Whereas previously our midfield were hesitant to hit the frontline quickly, hunting for that perfect neat and tidy goal, we’ve seemingly embraced Austin’s more gritty and hard-hitting style. He’s brought us back to basics at a time when we lack an attacking identity.

On top of that, Southampton have now somewhat restored the physical edge that was lost with the departure of Graziano Pelle’ – someone that can take the pressure off the midfield with a simple ball into his feet, chest or head. Admittedly that side of his game is not nearly as effective as our beautiful Graziano’s, but it’s certainly a foundation to build upon.

These actions have helped him to average a goal every 105 minutes in the Premier League this season, with a total of five goals in just four stars.

Gabbiadini’s the more complete and skillful forward out of the two, but when you’re failing to dominate possession effectively throughout large parts of games, just how often can those skills be put into practice?
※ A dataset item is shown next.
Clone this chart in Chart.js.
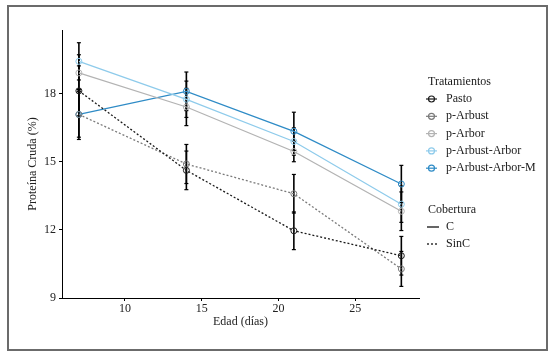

At this moment in time it seems far less in comparison to Austin’s greatest strengths.

But this isn’t about trying to put one striker one-up over the other – far from it.

Our club currently appears to be covered by a blanket of negativity, where, justified or not, holes are being picked in just about every department of the club.

So this is just a gentle reminder that when all things seem doom and gloom, sometimes it’s worth taking a look around and appreciating the positives. 

Southampton haven’t had a better striker than Charlie Austin to ‘fall back on’ since returning to the Premier League.